I believe this turbulent time, it seems to be working very well for MNST and impacting more Red Bull like the big traditional players. I believe that their market share continues to grow for sure. In the U.S. right now, MNST is head-to-head with Red Bull, almost the same share, so they’re competing very closely. Europe, other continents, still what I mentioned before, Red Bull is far bigger, but I believe that this gap will be reduced quite dramatically.
Maybe in the next five to 10 years, MNST could take over the number one position. If they can continue to do the same kind of innovations, if they will keep, maintain their investment on the marketing if needed, I believe that they have a good chance to take over the market leadership from Red Bull.”
Retailers prepare for the cash-strapped recession consumer
With mounting recession fears, some of the bigger retailers in the U.S. are preparing by doubling down on improving their supply chain infrastructure and in-store operations, especially after the pandemic and during the current energy crisis. According to CNBC, WMT has invested $7.5 billion in capital spending in its fiscal year, a 50% increase from the previous one, a number analysts are expecting to balloon to a budget of $16.5 billion.
A former Conagra Brands (CAG) executive thinks these investments will not only pay off but are evidence of the morphing relationship between consumer packaged goods (CPG) holdings companies and retailers like WMT.
Firstly there’s the in-store experience:
“Walmart, as obviously the largest retailer, they have a lot of clout. Everything’s about price. Even if you have an innovation that warrants a higher price bracket, they’ll try to get it as low as possible because they want to be able to say, ‘Walmart has the lowest price than anybody else.’

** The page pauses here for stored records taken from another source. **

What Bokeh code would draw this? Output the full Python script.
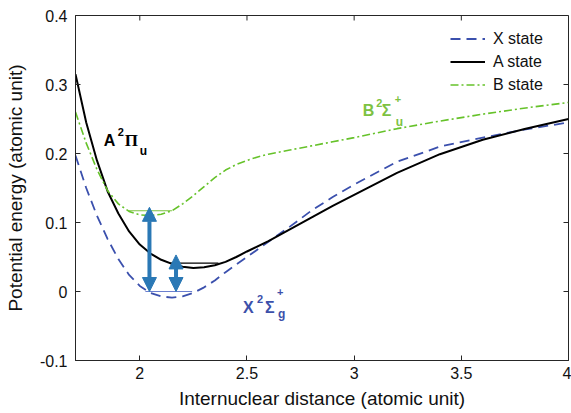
from bokeh.plotting import figure
from bokeh.models import (FixedTicker, Range1d, Legend, LegendItem,
                          Label, Arrow, NormalHead, ColumnDataSource)
from bokeh.embed import file_html
from bokeh.resources import INLINE

# ---------------- data ----------------
x_state_r = [1.70, 1.75, 1.80, 1.85, 1.90, 1.95, 2.00, 2.05, 2.10, 2.15, 2.20, 2.25,
             2.30, 2.35, 2.40, 2.45, 2.50, 2.60, 2.70, 2.80, 2.90, 3.00, 3.20, 3.40,
             3.60, 3.80, 4.00]
x_state_e = [0.197, 0.150, 0.110, 0.076, 0.047, 0.024, 0.008, -0.002, -0.007, -0.009,
             -0.007, -0.002, 0.006, 0.016, 0.028, 0.039, 0.050, 0.072, 0.094, 0.117,
             0.137, 0.155, 0.188, 0.210, 0.223, 0.235, 0.245]

a_state_r = [1.70, 1.75, 1.80, 1.85, 1.90, 1.95, 2.00, 2.05, 2.10, 2.15, 2.20, 2.25,
             2.30, 2.35, 2.40, 2.45, 2.50, 2.60, 2.70, 2.80, 2.90, 3.00, 3.20, 3.40,
             3.60, 3.80, 4.00]
a_state_e = [0.315, 0.245, 0.190, 0.145, 0.113, 0.087, 0.068, 0.055, 0.046, 0.040,
             0.036, 0.034, 0.035, 0.038, 0.043, 0.050, 0.058, 0.073, 0.090, 0.107,
             0.124, 0.140, 0.172, 0.199, 0.220, 0.236, 0.250]

b_state_r = [1.70, 1.75, 1.80, 1.85, 1.90, 1.95, 2.00, 2.05, 2.10, 2.15, 2.20, 2.25,
             2.30, 2.35, 2.40, 2.45, 2.50, 2.55, 2.60, 2.70, 2.80, 2.90, 3.00, 3.20,
             3.40, 3.60, 3.80, 4.00]
b_state_e = [0.260, 0.215, 0.177, 0.146, 0.127, 0.116, 0.111, 0.110, 0.112, 0.117,
             0.127, 0.139, 0.152, 0.165, 0.176, 0.184, 0.190, 0.195, 0.199, 0.205,
             0.211, 0.217, 0.223, 0.236, 0.247, 0.257, 0.266, 0.274]

# vibrational ground levels (start r, end r, energy)
level_r0 = [2.026, 2.142, 1.948]
level_r1 = [2.244, 2.367, 2.150]
level_e = [0.000, 0.041, 0.117]
level_colors = ["#6b7fcf", "#000000", "#7dc242"]

# transition arrows
arrow_r = [2.045, 2.169]
arrow_e0 = [0.000, 0.000]
arrow_e1 = [0.122, 0.053]

x_ticks = [2, 2.5, 3, 3.5, 4]
x_tick_labels = ["2", "2.5", "3", "3.5", "4"]
y_ticks = [-0.1, 0, 0.1, 0.2, 0.3, 0.4]
y_tick_labels = ["-0.1", "0", "0.1", "0.2", "0.3", "0.4"]

series_names = ["X state", "A state", "B state"]

# ---------------- figure ----------------
AX = "#262626"
BLUE = "#3b50ad"
GREEN = "#66c22a"
GREEN_LBL = "#7dc242"
ARROW = "#2a78b5"

X0, X1 = 1.7, 4.0
Y0, Y1 = -0.1, 0.4
W, H = 571, 413
BL, BR, BT, BB = 75, 3, 15, 53

p = figure(width=W, height=H, output_backend="svg", toolbar_location=None,
           x_range=Range1d(X0, X1), y_range=Range1d(Y0, Y1),
           min_border_left=BL, min_border_right=BR, min_border_top=BT,
           min_border_bottom=BB)
p.grid.visible = False
p.outline_line_color = AX
p.outline_line_width = 1
p.background_fill_color = "white"
p.border_fill_color = "white"

font = "Liberation Sans"

def style_axis(ax, labels, ticks):
    ax.ticker = FixedTicker(ticks=ticks)
    ax.major_label_overrides = {t: l for t, l in zip(ticks, labels)}
    ax.minor_tick_line_color = None
    ax.major_tick_in = 5
    ax.major_tick_out = 0
    ax.axis_line_color = AX
    ax.major_tick_line_color = AX
    ax.major_label_text_color = "#111111"
    ax.major_label_text_font = font
    ax.major_label_text_font_size = "16px"

xa = p.xaxis[0]
ya = p.yaxis[0]
style_axis(xa, x_tick_labels, x_ticks)
style_axis(ya, y_tick_labels, y_ticks)
xa.major_label_standoff = 6
ya.major_label_standoff = 8
xa.axis_label = "Internuclear distance (atomic unit)"
ya.axis_label = "Potential energy (atomic unit)"
for a in (xa, ya):
    a.axis_label_text_font = font
    a.axis_label_text_font_size = "19px"
    a.axis_label_text_font_style = "normal"
    a.axis_label_text_color = "#111111"
xa.axis_label_standoff = 6
ya.axis_label_standoff = 11

# inward ticks on the top and right edges of the box (from the tick arrays)
tick_len_px = 5
dy_tick = tick_len_px * (Y1 - Y0) / (H - BT - BB)
dx_tick = tick_len_px * (X1 - X0) / (W - BL - BR)
p.segment(x0=x_ticks, y0=[Y1] * len(x_ticks), x1=x_ticks,
          y1=[Y1 - dy_tick] * len(x_ticks), line_color=AX, line_width=1)
p.segment(x0=[X1] * len(y_ticks), y0=y_ticks, x1=[X1 - dx_tick] * len(y_ticks),
          y1=y_ticks, line_color=AX, line_width=1)

# level lines
p.segment(x0=level_r0, y0=level_e, x1=level_r1, y1=level_e,
          line_color=level_colors, line_width=1.2)

# curves
rx = p.line(x_state_r, x_state_e, line_color=BLUE, line_width=1.8, line_dash="10 6")
ra_ = p.line(a_state_r, a_state_e, line_color="black", line_width=2)
rb = p.line(b_state_r, b_state_e, line_color=GREEN, line_width=1.6, line_dash="8 3 2 3")

# arrows
asrc = ColumnDataSource(dict(x=arrow_r, y0=arrow_e0, y1=arrow_e1))
head = dict(size=14, fill_color=ARROW, line_color=ARROW, line_width=1)
p.add_layout(Arrow(x_start="x", y_start="y0", x_end="x", y_end="y1", source=asrc,
                   line_color=ARROW, line_width=4,
                   start=NormalHead(**head), end=NormalHead(**head)))

# legend
legend = Legend(items=[LegendItem(label=series_names[0], renderers=[rx]),
                       LegendItem(label=series_names[1], renderers=[ra_]),
                       LegendItem(label=series_names[2], renderers=[rb])],
                location="top_right", border_line_color=None,
                background_fill_alpha=0, label_text_font=font,
                label_text_font_size="16px", label_text_color="#111111",
                glyph_width=35, glyph_height=21, label_height=21, label_width=62,
                spacing=2, label_standoff=8, padding=10, margin=13)
p.add_layout(legend)

# state labels
def state_label(x, y, parts, color):
    for text, dx, dy, size, fnt in parts:
        p.add_layout(Label(x=x, y=y, x_offset=dx, y_offset=dy, text=text,
                           text_color=color, text_font=fnt, text_font_size=size,
                           text_font_style="bold", text_baseline="alphabetic",
                           text_align="left"))

serif = "Liberation Serif"
state_label(1.832, 0.219, [("A", 0, 0, "16px", font), ("2", 14, 8, "11px", font),
                           ("\u03a0", 21, 0, "17px", serif), ("u", 36, -11, "12px", font)],
            "black")
state_label(3.040, 0.262, [("B", 0, 0, "16px", font), ("2", 13.5, 8, "11px", font),
                           ("\u03a3", 19, 0, "16px", font), ("+", 32, 12, "11px", font),
                           ("u", 33, -11, "12px", font)],
            GREEN_LBL)
state_label(2.481, -0.0228, [("X", 0, 0, "16px", font), ("2", 14, 8, "11px", font),
                             ("\u03a3", 22, 0, "16px", font), ("+", 34, 15, "11px", font),
                             ("g", 35, -7, "12px", font)],
            "#3c50aa")

open("out.html", "w").write(file_html(p, INLINE))
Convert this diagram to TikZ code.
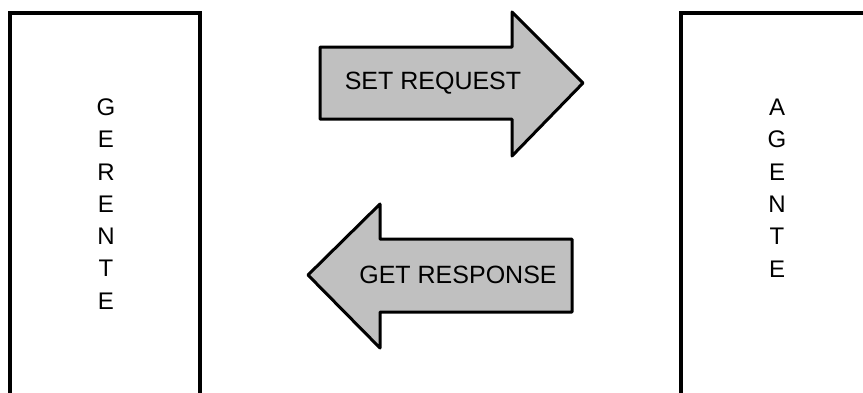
\documentclass[tikz,border=0pt]{standalone}
\usepackage{fontspec}
\setmainfont{Liberation Sans}
\begin{document}
\begin{tikzpicture}[x=1pt,y=-1pt,
  boxline/.style={line width=4pt, line join=miter},
  blockarrow/.style={draw=black, fill=arrowgray, line width=3pt, line join=round},
  vletters/.style={align=center, inner sep=0pt, font=\fontsize{24}{32.3}\selectfont},
  arrowlabel/.style={inner sep=0pt, font=\fontsize{25}{30}\selectfont}]
\definecolor{arrowgray}{HTML}{C0C0C0}
\useasboundingbox (0,0) rectangle (863,392);
\clip (0,0) rectangle (863,392);
% boxes
\draw[boxline] (9.5,430) -- (9.5,13) -- (200,13) -- (200,430);
\draw[boxline] (680.5,430) -- (680.5,13) -- (900,13);
\node[vletters] (gerente) at (106,204) {G\\E\\R\\E\\N\\T\\E};
\node[vletters] (agente) at (777,188) {A\\G\\E\\N\\T\\E};
% arrows
\draw[blockarrow] (320,47) -- (512,47) -- (512,12) -- (583,83) -- (512,156) -- (512,119) -- (320,119) -- cycle;
\node[arrowlabel] (setreq) at (433,83) {SET REQUEST};
\draw[blockarrow] (572,239) -- (380,239) -- (380,204) -- (308,275) -- (380,348) -- (380,312) -- (572,312) -- cycle;
\node[arrowlabel] (getresp) at (458,275) {GET RESPONSE};
\end{tikzpicture}
\end{document}
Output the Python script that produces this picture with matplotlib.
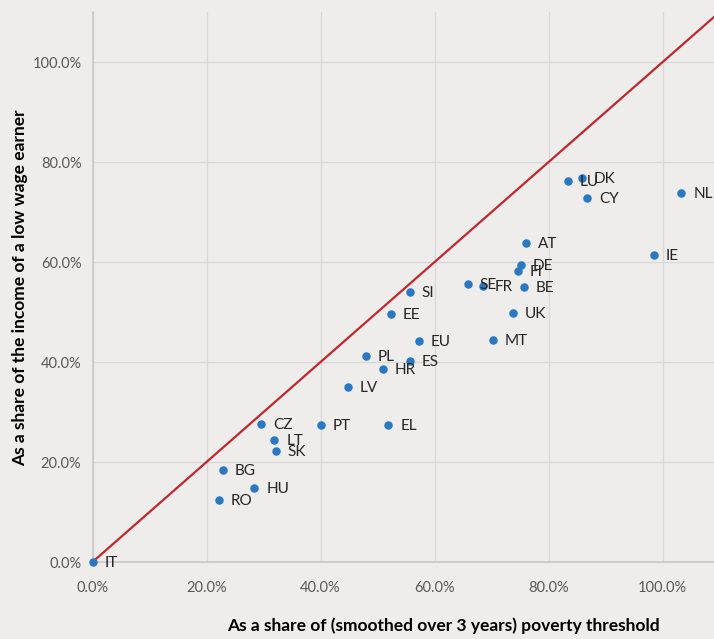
import matplotlib.pyplot as plt
from matplotlib.ticker import PercentFormatter

plt.rcParams['font.family'] = ['Lato', 'DejaVu Sans']

# country codes and values (in %)
countries = ['IT', 'RO', 'HU', 'BG', 'SK', 'LT', 'CZ', 'PT', 'EL', 'LV',
             'HR', 'PL', 'ES', 'EU', 'EE', 'SI', 'MT', 'UK', 'SE', 'FR',
             'BE', 'FI', 'DE', 'AT', 'IE', 'LU', 'DK', 'CY', 'NL']
poverty_share = [0.0, 22.1, 28.4, 22.8, 32.2, 31.9, 29.6, 40.0, 51.9, 44.8,
                 51.0, 47.9, 55.6, 57.3, 52.4, 55.7, 70.2, 73.7, 65.8, 68.5,
                 75.6, 74.6, 75.1, 76.1, 98.4, 83.4, 85.8, 86.8, 103.3]
wage_share = [0.0, 12.5, 14.9, 18.5, 22.2, 24.4, 27.7, 27.5, 27.4, 35.1,
              38.7, 41.3, 40.3, 44.2, 49.7, 54.1, 44.5, 49.8, 55.7, 55.3,
              55.1, 58.2, 59.4, 63.8, 61.4, 76.2, 76.8, 72.8, 73.8]
ticks = [0, 20, 40, 60, 80, 100]

bg = '#efedeb'
fig = plt.figure(figsize=(7.14, 6.39), dpi=100, facecolor=bg)
ax = fig.add_axes([92.5 / 714, 77 / 639, (714 - 92.5) / 714, 550 / 639])
ax.set_facecolor(bg)

ax.set_xlim(0, 109)
ax.set_ylim(0, 110)
ax.set_xticks(ticks)
ax.set_yticks(ticks)
ax.xaxis.set_major_formatter(PercentFormatter(decimals=1))
ax.yaxis.set_major_formatter(PercentFormatter(decimals=1))
ax.tick_params(length=0, labelsize=10.5, labelcolor='#595959')
ax.tick_params(axis='x', pad=14)
ax.tick_params(axis='y', pad=8)
ax.grid(True, color='#d9d9d9', linewidth=1)
ax.set_axisbelow(True)
for s in ['top', 'right']:
    ax.spines[s].set_visible(False)
for s in ['left', 'bottom']:
    ax.spines[s].set_color('#c8c8c8')
    ax.spines[s].set_linewidth(1.2)

# 45 degree line
ax.plot([0, 110], [0, 110], color='#c0272d', linewidth=1.6, zorder=2)

ax.scatter(poverty_share, wage_share, s=26, color='#2a78c2', zorder=3,
           clip_on=False)
for c, x, y in zip(countries, poverty_share, wage_share):
    ax.annotate(c, (x, y), xytext=(8.5, -1), textcoords='offset points',
                va='center', ha='left', fontsize=11, color='#262626')

fig.text(443 / 714, 1 - 626 / 639,
         'As a share of (smoothed over 3 years) poverty threshold',
         ha='center', va='center', fontsize=12.5, fontweight='bold')
fig.text(20 / 714, 1 - 288 / 639,
         'As a share of the income of a low wage earner',
         ha='center', va='center', rotation=90, fontsize=12.5,
         fontweight='bold')

fig.savefig('out.png', dpi=100, facecolor=bg)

In the interim, I know retailers are trying to do the same thing by creating, like I said, these stores within stores. I think it’s Walmart that’s created a whole meals-to-go section. Part of that has been in partnership with some manufacturers that have items that they’re in the center aisle so that it creates that awareness of, ‘Here’s a meal that encompasses all these components.’”
Then there’s how the CPG-to-retailer partnership is affected by the looming recession.
“I think now what we’re facing is figuring out how the government is making adjustments to what may become a recession and how that’s going to trickle down to the plans that every CPG company has across each of their brands and products and profitability.
I think there’s going to be a lot of creativity and compromising taking place just because, like I said earlier on, retailers are heavily investing in building their media networks to compete to AMZN and they want that investment from CPG.
I think right now while things seem gloomy from a pricing standpoint, inflation standpoint, I think these are the times that actually drive a lot of evolution and creativity in business models, as well as relationships with a lot of the retailers. I can only imagine that it could be more positive than negative, near-term, probably, yes. I think long-term, we’re going to move towards perhaps new ways of working with retailers that would be more beneficial for both sides or just different. I always think different may not always be bad.”